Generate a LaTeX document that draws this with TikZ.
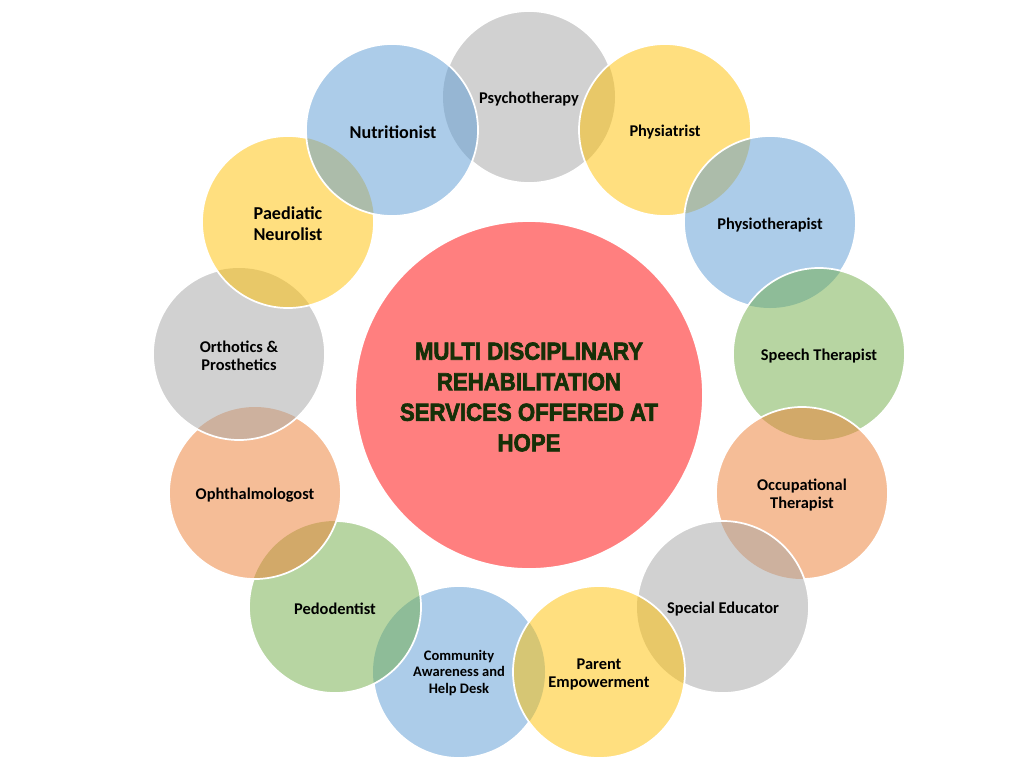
\documentclass[tikz,border=0pt]{standalone}
\usepackage{fontspec}
\setmainfont{Carlito}
\newfontfamily\heavy[UprightFont={* Bold},FakeStretch=0.9,FakeBold=2.6]{Liberation Sans}
\definecolor{cgray}{HTML}{A5A5A5}
\definecolor{cyel}{HTML}{FFC000}
\definecolor{cblue}{HTML}{5B9BD5}
\definecolor{cgreen}{HTML}{70AD47}
\definecolor{corange}{HTML}{ED7D31}
\definecolor{cred}{HTML}{FF0000}
\definecolor{ctitle}{RGB}{22,48,8}
\def\R{64.5pt}
\newcommand\bubplain[2]{%
  \fill[#2,fill opacity=0.5] (#1) circle (\R);
  \draw[edge] (#1) circle (\R);}
\newcommand\bubover[3]{%
  \begin{scope}
    \clip (#1) circle (\R);
    \fill[white] (#1) circle (\R+3pt);
    \foreach \nn/\cc in {#3}{\fill[\cc!50!white] (\nn) circle (\R);}
  \end{scope}
  \bubplain{#1}{#2}}
\begin{document}
\begin{tikzpicture}[x=0.75pt,y=-0.75pt,
  edge/.style={white,line width=1.3pt},
  lbl/.style={font=\bfseries\fontsize{12.3pt}{13.5pt}\selectfont,align=center,text=black,inner sep=0pt},
  lblbig/.style={font=\bfseries\fontsize{13.6pt}{15.7pt}\selectfont,align=center,text=black,inner sep=0pt},
  lblsmall/.style={font=\bfseries\fontsize{10.9pt}{12.4pt}\selectfont,align=center,text=black,inner sep=0pt},
  title/.style={font=\heavy\fontsize{18.5pt}{22.9pt}\selectfont,align=center,text=ctitle,inner sep=0pt}]
\useasboundingbox (0,0) rectangle (1024,768);
\fill[white] (0,0) rectangle (1024,768);

\coordinate (c0) at (529,395);
\coordinate (c1) at (529,97);
\coordinate (c2) at (665,130);
\coordinate (c3) at (770,222);
\coordinate (c4) at (819,354);
\coordinate (c5) at (802,493);
\coordinate (c6) at (723,607);
\coordinate (c7) at (599,672);
\coordinate (c8) at (459,672);
\coordinate (c9) at (335,607);
\coordinate (c10) at (255,493);
\coordinate (c11) at (239,354);
\coordinate (c12) at (288,222);
\coordinate (c13) at (392,130);

% central circle
\fill[cred,fill opacity=0.5] (c0) circle (130.5pt);
\draw[edge] (c0) circle (130.5pt);

% outer circles, in stacking order
\bubplain{c1}{cgray}
\bubplain{c8}{cblue}
\bubover{c2}{cyel}{c1/cgray}
\bubover{c3}{cblue}{c2/cyel}
\bubover{c4}{cgreen}{c3/cblue}
\bubover{c5}{corange}{c4/cgreen}
\bubover{c6}{cgray}{c5/corange}
\bubover{c7}{cyel}{c6/cgray,c8/cblue}
\bubover{c9}{cgreen}{c8/cblue}
\bubover{c10}{corange}{c9/cgreen}
\bubover{c11}{cgray}{c10/corange}
\bubover{c12}{cyel}{c11/cgray}
\bubover{c13}{cblue}{c12/cyel,c1/cgray}

% labels
\node[title] (t0) at (529,397) {MULTI DISCIPLINARY\\REHABILITATION\\SERVICES OFFERED AT\\HOPE};
\node[lbl] (t1) at (529,99) {Psychotherapy};
\node[lbl] (t2) at (665,132) {Physiatrist};
\node[lbl] (t3) at (770,225) {Physiotherapist};
\node[lbl] (t4) at (819,356) {Speech Therapist};
\node[lbl] (t5) at (802,495) {Occupational\\Therapist};
\node[lbl] (t6) at (723,609) {Special Educator};
\node[lbl] (t7) at (599,674) {Parent\\Empowerment};
\node[lblsmall] (t8) at (459,673) {Community\\Awareness and\\Help Desk};
\node[lbl] (t9) at (335,609) {Pedodentist};
\node[lbl] (t10) at (255,495) {Ophthalmologost};
\node[lbl] (t11) at (239,356) {Orthotics \&\\Prosthetics};
\node[lblbig] (t12) at (288,224) {Paediatic\\Neurolist};
\node[lblbig] (t13) at (393,132) {Nutritionist};
\end{tikzpicture}
\end{document}
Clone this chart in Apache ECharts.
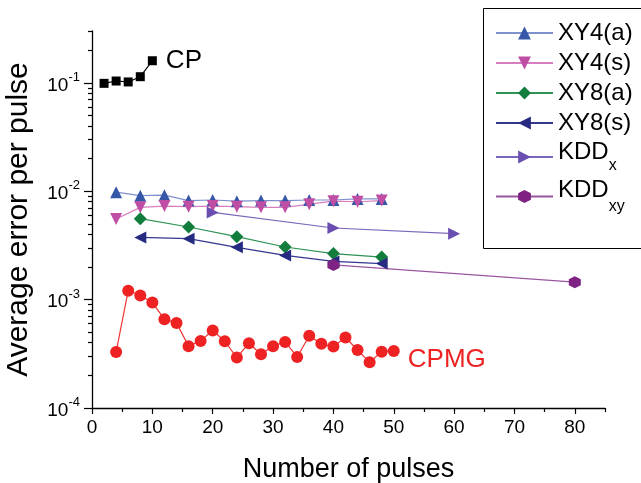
<!DOCTYPE html>
<html>
<head>
<meta charset="utf-8">
<script src="https://cdn.jsdelivr.net/npm/echarts@6/dist/echarts.min.js"></script>
<style>
  html, body { margin: 0; padding: 0; background: #fff; }
  #chart { width: 641px; height: 483px; }
</style>
</head>
<body>
<div id="chart"></div>
<script>
// data
const cpX = [2, 4, 6, 8, 10];
const cpY = [0.099, 0.104, 0.102, 0.114, 0.160];

const xy4X = [4, 8, 12, 16, 20, 24, 28, 32, 36, 40, 44, 48];
const xy4aY = [0.0098, 0.0091, 0.0092, 0.0082, 0.0083, 0.0081, 0.0082, 0.0082, 0.0083, 0.0083, 0.0085, 0.0085];
const xy4sY = [0.00555, 0.0071, 0.0073, 0.0072, 0.0073, 0.0072, 0.0071, 0.0071, 0.0076, 0.0081, 0.0080, 0.0082];

const xy8X = [8, 16, 24, 32, 40, 48];
const xy8aY = [0.00558, 0.00468, 0.00381, 0.00306, 0.00266, 0.00247];
const xy8sY = [0.00375, 0.00365, 0.00304, 0.00256, 0.00225, 0.00215];

const kddxX = [20, 40, 60];
const kddxY = [0.00638, 0.00458, 0.00406];
const kddxyX = [40, 80];
const kddxyY = [0.00209, 0.00145];

const cpmgX = [4, 6, 8, 10, 12, 14, 16, 18, 20, 22, 24, 26, 28, 30, 32, 34, 36, 38, 40, 42, 44, 46, 48, 50];
const cpmgY = [0.000329, 0.00121, 0.00109, 0.00094, 0.00066, 0.00061, 0.000372, 0.000416, 0.000519, 0.000413,
               0.000292, 0.000396, 0.000313, 0.000372, 0.000407, 0.000296, 0.000464, 0.000391, 0.000369, 0.000447,
               0.000343, 0.000264, 0.000331, 0.000336];

const xMajor = [0, 10, 20, 30, 40, 50, 60, 70, 80];
const xMinor = [5, 15, 25, 35, 45, 55, 65, 75, 85];
const yMajor = [1e-4, 1e-3, 1e-2, 1e-1];
const yMinor = [2e-4, 3e-4, 4e-4, 5e-4, 6e-4, 7e-4, 8e-4, 9e-4,
                2e-3, 3e-3, 4e-3, 5e-3, 6e-3, 7e-3, 8e-3, 9e-3,
                2e-2, 3e-2, 4e-2, 5e-2, 6e-2, 7e-2, 8e-2, 9e-2,
                0.2, 0.3];

const font = 'Liberation Sans, Arial, sans-serif';

function pts(xs, ys) {
    return xs.map(function (x, i) { return [x, ys[i]]; });
}

function mk(name, xs, ys, color, lineColor, symbol, size, rotate) {
    return {
        name: name,
        type: 'line',
        data: pts(xs, ys),
        symbol: symbol,
        symbolSize: size,
        symbolRotate: rotate || 0,
        showSymbol: true,
        itemStyle: { color: color },
        lineStyle: { color: lineColor, width: 1.2 },
        animation: false
    };
}

const hexagon = 'path://M0,-1 L0.866,-0.5 L0.866,0.5 L0,1 L-0.866,0.5 L-0.866,-0.5 Z';

const cpSeries = mk('CP', cpX, cpY, '#000', '#000', 'rect', 9);
cpSeries.data[cpSeries.data.length - 1] = {
    value: cpSeries.data[cpSeries.data.length - 1],
    label: { show: true, position: 'right', distance: 9, formatter: 'CP',
             color: '#000', fontSize: 26, fontFamily: font }
};

const cpmgSeries = mk('CPMG', cpmgX, cpmgY, '#ee2222', '#ee3333', 'circle', 12);
cpmgSeries.data[cpmgSeries.data.length - 1] = {
    value: cpmgSeries.data[cpmgSeries.data.length - 1],
    label: { show: true, position: 'right', distance: 8, offset: [0, 9], formatter: 'CPMG',
             color: '#ee2222', fontSize: 26, fontFamily: font }
};

const myChart = echarts.init(document.getElementById('chart'), null, { renderer: 'canvas' });
myChart.setOption({
    backgroundColor: '#fff',
    animation: false,
    grid: { left: 92, right: 36, top: 31, bottom: 75, outerBoundsMode: 'none', containLabel: false },
    // legend frame, running off the right edge like in the original
    graphic: [{
        type: 'rect', left: 483, top: 8, z: 0,
        shape: { width: 200, height: 240 },
        style: { fill: '#fff', stroke: '#000', lineWidth: 1 }
    }],
    xAxis: [{
        type: 'value', min: 0, max: 85,
        name: 'Number of pulses', nameLocation: 'middle', nameGap: 48,
        nameTextStyle: { fontSize: 27, color: '#000', fontFamily: font },
        axisLine: { lineStyle: { color: '#000', width: 1.3 } },
        axisTick: { length: 6, inside: false, lineStyle: { color: '#000', width: 1.2 }, customValues: xMajor },
        axisLabel: { color: '#000', fontSize: 19, fontFamily: font, margin: 10, customValues: xMajor },
        splitLine: { show: false }
    }, {
        type: 'value', min: 0, max: 85, position: 'bottom',
        axisLine: { show: false },
        axisTick: { length: 4, lineStyle: { color: '#000', width: 1.2 }, customValues: xMinor },
        axisLabel: { show: false },
        splitLine: { show: false }
    }],
    yAxis: [{
        type: 'log', min: 1e-4, max: 0.301, logBase: 10,
        name: 'Average error per pulse', nameLocation: 'middle', nameGap: 58,
        nameTextStyle: { fontSize: 30, color: '#000', fontFamily: font },
        axisLine: { show: true, lineStyle: { color: '#000', width: 1.3 } },
        axisTick: { length: 8, lineStyle: { color: '#000', width: 1.2 }, customValues: yMajor },
        axisLabel: {
            customValues: yMajor, margin: 12,
            formatter: function (v) {
                return '{b|10}{s|' + Math.round(Math.log10(v)) + '}';
            },
            rich: {
                b: { fontSize: 19, color: '#000', fontFamily: font, verticalAlign: 'bottom', lineHeight: 24 },
                s: { fontSize: 13, color: '#000', fontFamily: font, verticalAlign: 'top', lineHeight: 14 }
            }
        },
        splitLine: { show: false }
    }, {
        type: 'log', min: 1e-4, max: 0.301, logBase: 10, position: 'left',
        axisLine: { show: false },
        axisTick: { length: 4, lineStyle: { color: '#000', width: 1.2 }, customValues: yMinor },
        axisLabel: { show: false },
        splitLine: { show: false }
    }],
    legend: {
        orient: 'vertical',
        left: 483, top: 8, z: 5,
        data: ['XY4(a)', 'XY4(s)', 'XY8(a)', 'XY8(s)', 'KDDx', 'KDDxy'],
        borderWidth: 0,
        padding: [12, 4, 30, 12],
        itemWidth: 57, itemHeight: 16, itemGap: 4,
        symbolRotate: 'inherit',
        textStyle: {
            fontSize: 24, color: '#000', fontFamily: font, lineHeight: 26,
            rich: {
                m: { fontSize: 24, color: '#000', fontFamily: font, verticalAlign: 'top', lineHeight: 26 },
                sub: { fontSize: 16, color: '#000', fontFamily: font, verticalAlign: 'bottom', lineHeight: 34 },
                sub2: { fontSize: 16, color: '#000', fontFamily: font, verticalAlign: 'bottom', lineHeight: 37 }
            }
        },
        formatter: function (name) {
            if (name === 'KDDx') return '{m|KDD}{sub|x}';
            if (name === 'KDDxy') return '{m|KDD}{sub2|xy}';
            return name;
        }
    },
    series: [
        cpSeries,
        mk('XY4(a)', xy4X, xy4aY, '#3656a8', '#7f91cc', 'triangle', 12),
        mk('XY4(s)', xy4X, xy4sY, '#c04ea4', '#d77dc0', 'triangle', 12, 180),
        mk('XY8(a)', xy8X, xy8aY, '#127d3c', '#2e9355', 'diamond', 13),
        mk('XY8(s)', xy8X, xy8sY, '#262a80', '#33378e', 'triangle', 12, 90),
        mk('KDDx', kddxX, kddxY, '#6a4fb0', '#7b66bb', 'triangle', 12, -90),
        mk('KDDxy', kddxyX, kddxyY, '#7e2383', '#9b55a0', hexagon, 12),
        cpmgSeries
    ]
});
window.addEventListener('resize', function () { myChart.resize(); });
</script>
</body>
</html>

- **Aim of the task**: Set down, word for word, the lines from the one holding "Clone this chart in Apache ECharts." through the one holding "const kddxyY = [0.00209, 0.00145];". Skip the pictures.

- **Response**:
Clone this chart in Apache ECharts.
<!DOCTYPE html>
<html>
<head>
<meta charset="utf-8">
<script src="https://cdn.jsdelivr.net/npm/echarts@6/dist/echarts.min.js"></script>
<style>
  html, body { margin: 0; padding: 0; background: #fff; }
  #chart { width: 641px; height: 483px; }
</style>
</head>
<body>
<div id="chart"></div>
<script>
// data
const cpX = [2, 4, 6, 8, 10];
const cpY = [0.099, 0.104, 0.102, 0.114, 0.160];

const xy4X = [4, 8, 12, 16, 20, 24, 28, 32, 36, 40, 44, 48];
const xy4aY = [0.0098, 0.0091, 0.0092, 0.0082, 0.0083, 0.0081, 0.0082, 0.0082, 0.0083, 0.0083, 0.0085, 0.0085];
const xy4sY = [0.00555, 0.0071, 0.0073, 0.0072, 0.0073, 0.0072, 0.0071, 0.0071, 0.0076, 0.0081, 0.0080, 0.0082];

const xy8X = [8, 16, 24, 32, 40, 48];
const xy8aY = [0.00558, 0.00468, 0.00381, 0.00306, 0.00266, 0.00247];
const xy8sY = [0.00375, 0.00365, 0.00304, 0.00256, 0.00225, 0.00215];

const kddxX = [20, 40, 60];
const kddxY = [0.00638, 0.00458, 0.00406];
const kddxyX = [40, 80];
const kddxyY = [0.00209, 0.00145];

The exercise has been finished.